Pommers Feierabend

So kam es zum Kuchengate

Pommer am Abend
20.05.2022 15:29

Einen schönen Freitagabend.

Ich bin kein Süßer. Alle heiligen Zeiten esse ich ein Stück Torte, am liebsten mit Marzipan, was mich wohl einige Follower kosten wird. Die Marzipan-Debatte ist dem Rosinen-Disput nicht unähnlich. Für viele sind Rosinen wie verfaulte Weintrauben aus der Hölle - würde man sie im Dschungelcamp statt Krokodilpenis oder Schafaugen-Cocktail servieren, die Zuseher daheim würde es so richtig beuteln. Auch umgekehrt wäre es vielen lieber: besser Wasserspinnen und Ziegenzungen in den Gugelhupf, als diese verrunzelten braunen Dinger. Um die Banalität abzukürzen: Ich liebe Marzipan. Rosinen sind mir egal, sie und ich haben eine friedliche Koexistenz geschaffen, wenn ich ausnahmsweise für die Rosinen mitsprechen darf.

Ich mache mir über Nachspeisen keine großen Gedanken, und dann kam Kuchengate. Das hieß auf Twitter wirklich so. Hintergrund: Ich traf den heute gewählten ÖVP-Wien-Chef Karl Mahrer am Dienstag in seinem Büro. Wir haben eine Stunde über alles Mögliche gesprochen, über seine Integrationspläne (die lagen wohl noch in Gernot Blümels altem Schreibtisch), über die Mobilität in Wien und seine Idee der Stundenbüros. Das fand ich kurios-interessant, so wie ich auch andere Dinge auf dieser Welt kurios-interessant finde, wie zum Beispiel den Kuhfisch. Der sieht aus wie ein Hausrind, das untergetaucht ist, womöglich aus Flucht vor der Polizei oder nach einer Identitätskrise. Sollten Sie einmal googeln. Kuhfische wirken kurios, die Daseinsberechtigung würde ich ihnen allerdings freilich nie absprechen. So sind Stundenbüros. Wer daheim nicht arbeiten kann, irgendwie aber auch nicht ins echte Büro fahren will (dort sind die Kollegen, Sie kennen das), kann sich die mieten. Eine Art Hotel Orient für Berufstätige, in das man auch vor Feierabend hingeht. Und dann sagte Karl Mahrer über Homeoffice: „Einfach ist das nicht, denn daheim sind die Kinder, daheim ist die Frau, manchmal ist der Wohnzimmertisch voll, weil dort der Kuchen gebacken wird. Da kann man nicht arbeiten.“

Da war etwas los, sage ich Ihnen. „Die 50er-Jahre haben eine Vermisstenanzeige aufgegeben“, schrieben die einen, andere: „Da werden den hart arbeitenden Männern wieder Steine in den Weg gelegt, ein Wahnsinn.“ Mahrer fühlte sich falsch interpretiert und äußerte sich dann auch im „Kurier“ zur Causa: „Meine Frau backt gar keinen Kuchen, das mag sie nicht. Bei uns backe ich.“ Nicht allzu oft, vermute ich, wer bäckt schon auf dem Wohnzimmertisch? Ist das nicht eine Zweckentfremdung gesellschaftlich akzeptierter Tischlogik, eine Crème brûlée wird ja auch nicht auf einem Wickeltisch abgeflammt. Prinzipiell ist es aber schön, dass die Partei die Backtradition so hochhält - wenn vermutlich auch aus Eigennutz, es ist wohl in vielen Fällen die einzige Möglichkeit, den einstigen Kollegen eine Feile zukommen zu lassen.

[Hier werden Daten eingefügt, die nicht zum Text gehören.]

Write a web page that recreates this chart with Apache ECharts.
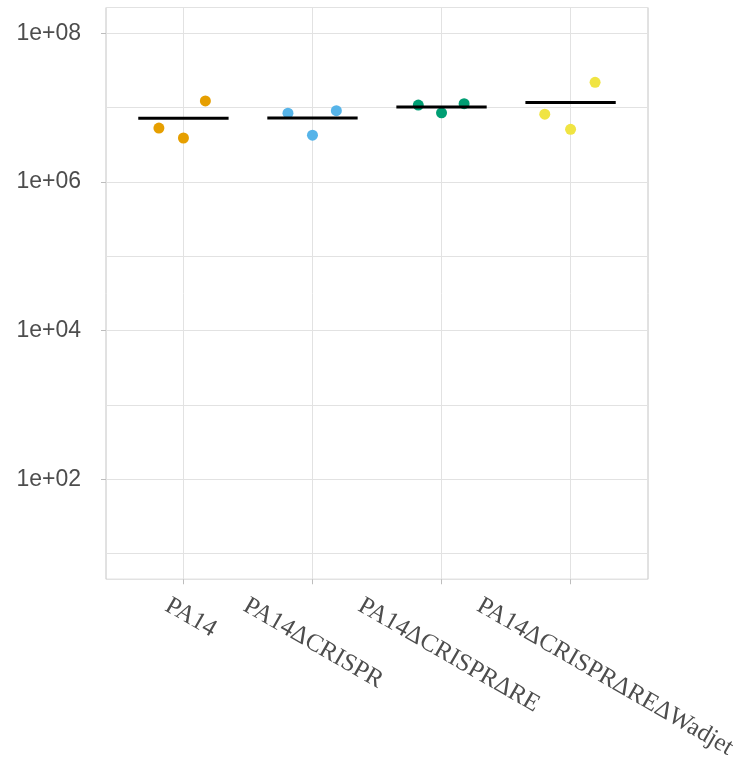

Nach einer Diskussion, ob wir auch wirklich richtig zitiert haben und einer Klarstellung von Karl Mahrer, dass wir es haben, möchte ich hiermit sagen: Für mich ist die Sache damit im wahrsten Wortsinne gegessen. In der Kantine gab es heute Biskuitroulade. Ich hasse Biskuitrouladen.

Ich wünsche einen schönen Feierabend, so Sie einen haben.